## BEGIN
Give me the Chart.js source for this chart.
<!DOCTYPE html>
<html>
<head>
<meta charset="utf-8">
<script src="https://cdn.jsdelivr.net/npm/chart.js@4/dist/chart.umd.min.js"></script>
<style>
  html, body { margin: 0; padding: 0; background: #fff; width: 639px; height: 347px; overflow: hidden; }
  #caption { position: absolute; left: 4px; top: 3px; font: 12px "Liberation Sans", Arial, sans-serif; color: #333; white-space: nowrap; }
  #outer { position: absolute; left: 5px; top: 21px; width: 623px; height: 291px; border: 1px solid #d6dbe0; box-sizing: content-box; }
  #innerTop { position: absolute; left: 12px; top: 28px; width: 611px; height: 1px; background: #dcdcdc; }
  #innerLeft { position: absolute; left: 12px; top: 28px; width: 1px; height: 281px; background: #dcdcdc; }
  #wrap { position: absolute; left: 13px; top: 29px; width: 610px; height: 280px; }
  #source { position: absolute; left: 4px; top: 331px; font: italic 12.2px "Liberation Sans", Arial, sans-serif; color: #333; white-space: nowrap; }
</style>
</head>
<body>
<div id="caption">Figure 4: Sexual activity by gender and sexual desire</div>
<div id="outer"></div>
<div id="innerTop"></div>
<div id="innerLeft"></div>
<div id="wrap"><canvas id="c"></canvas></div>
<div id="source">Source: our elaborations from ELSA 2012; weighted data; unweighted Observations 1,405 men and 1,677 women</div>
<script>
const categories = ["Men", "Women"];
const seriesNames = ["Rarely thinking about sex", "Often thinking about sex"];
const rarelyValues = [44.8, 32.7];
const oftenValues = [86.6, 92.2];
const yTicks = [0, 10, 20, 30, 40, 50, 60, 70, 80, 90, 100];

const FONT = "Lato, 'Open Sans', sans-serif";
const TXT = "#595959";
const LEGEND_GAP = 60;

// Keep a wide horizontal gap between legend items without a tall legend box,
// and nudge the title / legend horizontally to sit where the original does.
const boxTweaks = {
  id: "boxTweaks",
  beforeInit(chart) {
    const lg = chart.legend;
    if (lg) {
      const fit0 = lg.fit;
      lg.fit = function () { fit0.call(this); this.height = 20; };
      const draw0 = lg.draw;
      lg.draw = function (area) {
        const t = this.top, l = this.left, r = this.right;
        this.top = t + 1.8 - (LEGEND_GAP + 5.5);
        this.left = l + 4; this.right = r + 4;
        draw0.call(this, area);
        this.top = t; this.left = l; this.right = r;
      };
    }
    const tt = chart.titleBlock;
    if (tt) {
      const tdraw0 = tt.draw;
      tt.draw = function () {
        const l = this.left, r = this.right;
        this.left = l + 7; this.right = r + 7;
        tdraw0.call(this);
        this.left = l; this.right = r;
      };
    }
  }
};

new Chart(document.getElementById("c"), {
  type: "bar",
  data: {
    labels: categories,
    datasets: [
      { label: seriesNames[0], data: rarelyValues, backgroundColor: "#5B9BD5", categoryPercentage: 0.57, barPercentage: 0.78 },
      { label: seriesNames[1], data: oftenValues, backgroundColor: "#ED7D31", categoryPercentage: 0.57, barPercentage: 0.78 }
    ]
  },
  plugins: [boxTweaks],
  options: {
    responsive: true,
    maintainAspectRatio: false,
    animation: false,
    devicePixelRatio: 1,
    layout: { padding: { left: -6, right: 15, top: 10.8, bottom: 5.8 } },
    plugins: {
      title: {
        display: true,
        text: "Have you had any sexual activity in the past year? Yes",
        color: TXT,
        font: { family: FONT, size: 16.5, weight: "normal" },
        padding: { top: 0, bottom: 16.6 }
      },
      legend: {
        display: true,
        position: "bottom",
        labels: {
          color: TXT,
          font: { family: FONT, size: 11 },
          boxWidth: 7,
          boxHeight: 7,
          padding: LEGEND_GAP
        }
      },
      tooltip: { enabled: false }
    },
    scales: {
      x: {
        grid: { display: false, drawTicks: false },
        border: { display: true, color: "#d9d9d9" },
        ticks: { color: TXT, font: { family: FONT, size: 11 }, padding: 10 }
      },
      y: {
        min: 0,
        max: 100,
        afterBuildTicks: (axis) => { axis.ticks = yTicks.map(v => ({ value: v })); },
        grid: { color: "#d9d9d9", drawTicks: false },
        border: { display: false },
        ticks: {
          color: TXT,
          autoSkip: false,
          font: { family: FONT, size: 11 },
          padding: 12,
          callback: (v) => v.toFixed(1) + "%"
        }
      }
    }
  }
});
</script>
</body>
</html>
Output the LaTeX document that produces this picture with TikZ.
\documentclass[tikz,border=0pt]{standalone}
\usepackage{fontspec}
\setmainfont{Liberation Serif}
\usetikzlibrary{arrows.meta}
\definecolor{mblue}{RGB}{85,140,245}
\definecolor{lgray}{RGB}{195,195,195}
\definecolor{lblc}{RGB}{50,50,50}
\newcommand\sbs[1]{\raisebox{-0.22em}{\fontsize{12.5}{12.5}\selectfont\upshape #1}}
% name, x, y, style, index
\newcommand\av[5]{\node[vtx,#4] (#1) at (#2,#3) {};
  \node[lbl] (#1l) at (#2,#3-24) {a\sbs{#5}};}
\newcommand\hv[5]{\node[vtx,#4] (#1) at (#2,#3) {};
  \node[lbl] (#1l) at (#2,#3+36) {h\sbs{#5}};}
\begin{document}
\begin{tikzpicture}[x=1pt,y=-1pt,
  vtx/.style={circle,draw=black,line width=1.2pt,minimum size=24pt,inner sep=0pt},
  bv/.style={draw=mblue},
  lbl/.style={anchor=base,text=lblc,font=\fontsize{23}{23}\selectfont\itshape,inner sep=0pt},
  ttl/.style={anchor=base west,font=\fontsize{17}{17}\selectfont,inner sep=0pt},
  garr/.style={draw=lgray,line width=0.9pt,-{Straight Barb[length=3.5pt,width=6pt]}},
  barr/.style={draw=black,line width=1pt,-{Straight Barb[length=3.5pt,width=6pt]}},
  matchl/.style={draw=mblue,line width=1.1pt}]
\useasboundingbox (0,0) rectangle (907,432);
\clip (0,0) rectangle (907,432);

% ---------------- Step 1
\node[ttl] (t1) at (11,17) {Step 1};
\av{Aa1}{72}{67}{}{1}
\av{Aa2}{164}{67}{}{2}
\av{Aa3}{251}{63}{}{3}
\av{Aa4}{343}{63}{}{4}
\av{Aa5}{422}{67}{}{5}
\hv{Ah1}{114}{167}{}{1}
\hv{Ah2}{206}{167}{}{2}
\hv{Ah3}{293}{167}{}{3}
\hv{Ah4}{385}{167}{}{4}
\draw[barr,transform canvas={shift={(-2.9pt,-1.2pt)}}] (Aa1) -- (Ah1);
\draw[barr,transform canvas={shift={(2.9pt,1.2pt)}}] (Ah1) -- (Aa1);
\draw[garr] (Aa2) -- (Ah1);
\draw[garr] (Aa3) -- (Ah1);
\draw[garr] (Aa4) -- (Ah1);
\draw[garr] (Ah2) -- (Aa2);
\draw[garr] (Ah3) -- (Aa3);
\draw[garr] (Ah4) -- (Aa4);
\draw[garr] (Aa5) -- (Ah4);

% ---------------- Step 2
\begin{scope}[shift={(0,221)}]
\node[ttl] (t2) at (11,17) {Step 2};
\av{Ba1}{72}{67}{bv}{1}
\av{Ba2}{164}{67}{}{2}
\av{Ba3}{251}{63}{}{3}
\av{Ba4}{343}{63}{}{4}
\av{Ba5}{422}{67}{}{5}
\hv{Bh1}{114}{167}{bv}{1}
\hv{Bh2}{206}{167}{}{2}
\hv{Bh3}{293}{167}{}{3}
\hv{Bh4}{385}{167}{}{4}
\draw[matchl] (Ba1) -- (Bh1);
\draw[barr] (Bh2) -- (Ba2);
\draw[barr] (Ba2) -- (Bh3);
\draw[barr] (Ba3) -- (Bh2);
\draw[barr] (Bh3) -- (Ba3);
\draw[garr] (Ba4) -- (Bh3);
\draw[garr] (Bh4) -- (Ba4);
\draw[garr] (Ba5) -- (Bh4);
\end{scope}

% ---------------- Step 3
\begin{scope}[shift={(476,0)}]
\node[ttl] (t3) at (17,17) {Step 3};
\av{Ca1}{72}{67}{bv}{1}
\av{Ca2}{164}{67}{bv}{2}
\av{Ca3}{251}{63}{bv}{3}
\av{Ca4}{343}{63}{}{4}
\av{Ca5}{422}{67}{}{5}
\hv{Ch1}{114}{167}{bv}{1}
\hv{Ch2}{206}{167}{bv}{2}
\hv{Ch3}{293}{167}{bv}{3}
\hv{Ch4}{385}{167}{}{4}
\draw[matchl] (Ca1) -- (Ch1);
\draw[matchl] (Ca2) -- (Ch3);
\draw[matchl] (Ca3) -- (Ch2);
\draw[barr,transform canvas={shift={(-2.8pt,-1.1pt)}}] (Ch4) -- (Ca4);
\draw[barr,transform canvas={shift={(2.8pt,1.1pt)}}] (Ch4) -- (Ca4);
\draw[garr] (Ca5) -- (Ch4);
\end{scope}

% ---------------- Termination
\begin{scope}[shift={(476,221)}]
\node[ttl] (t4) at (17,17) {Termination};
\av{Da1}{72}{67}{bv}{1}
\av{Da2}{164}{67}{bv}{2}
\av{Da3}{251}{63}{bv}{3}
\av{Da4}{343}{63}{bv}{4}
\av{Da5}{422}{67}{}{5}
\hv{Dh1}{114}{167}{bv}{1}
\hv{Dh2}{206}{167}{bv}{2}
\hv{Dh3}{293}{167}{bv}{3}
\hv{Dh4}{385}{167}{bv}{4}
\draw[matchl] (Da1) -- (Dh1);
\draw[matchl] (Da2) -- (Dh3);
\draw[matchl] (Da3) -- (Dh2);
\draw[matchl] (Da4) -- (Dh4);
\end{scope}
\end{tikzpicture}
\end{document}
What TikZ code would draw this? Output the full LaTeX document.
## END
**EXERCISE PROMPT:**
Reproduce verbatim only this range: the first line of the material through the line that contains "const LEGEND_GAP = 60;", inclusive.

**ANSWER IN FULL:**
Give me the Chart.js source for this chart.
<!DOCTYPE html>
<html>
<head>
<meta charset="utf-8">
<script src="https://cdn.jsdelivr.net/npm/chart.js@4/dist/chart.umd.min.js"></script>
<style>
  html, body { margin: 0; padding: 0; background: #fff; width: 639px; height: 347px; overflow: hidden; }
  #caption { position: absolute; left: 4px; top: 3px; font: 12px "Liberation Sans", Arial, sans-serif; color: #333; white-space: nowrap; }
  #outer { position: absolute; left: 5px; top: 21px; width: 623px; height: 291px; border: 1px solid #d6dbe0; box-sizing: content-box; }
  #innerTop { position: absolute; left: 12px; top: 28px; width: 611px; height: 1px; background: #dcdcdc; }
  #innerLeft { position: absolute; left: 12px; top: 28px; width: 1px; height: 281px; background: #dcdcdc; }
  #wrap { position: absolute; left: 13px; top: 29px; width: 610px; height: 280px; }
  #source { position: absolute; left: 4px; top: 331px; font: italic 12.2px "Liberation Sans", Arial, sans-serif; color: #333; white-space: nowrap; }
</style>
</head>
<body>
<div id="caption">Figure 4: Sexual activity by gender and sexual desire</div>
<div id="outer"></div>
<div id="innerTop"></div>
<div id="innerLeft"></div>
<div id="wrap"><canvas id="c"></canvas></div>
<div id="source">Source: our elaborations from ELSA 2012; weighted data; unweighted Observations 1,405 men and 1,677 women</div>
<script>
const categories = ["Men", "Women"];
const seriesNames = ["Rarely thinking about sex", "Often thinking about sex"];
const rarelyValues = [44.8, 32.7];
const oftenValues = [86.6, 92.2];
const yTicks = [0, 10, 20, 30, 40, 50, 60, 70, 80, 90, 100];

const FONT = "Lato, 'Open Sans', sans-serif";
const TXT = "#595959";
const LEGEND_GAP = 60;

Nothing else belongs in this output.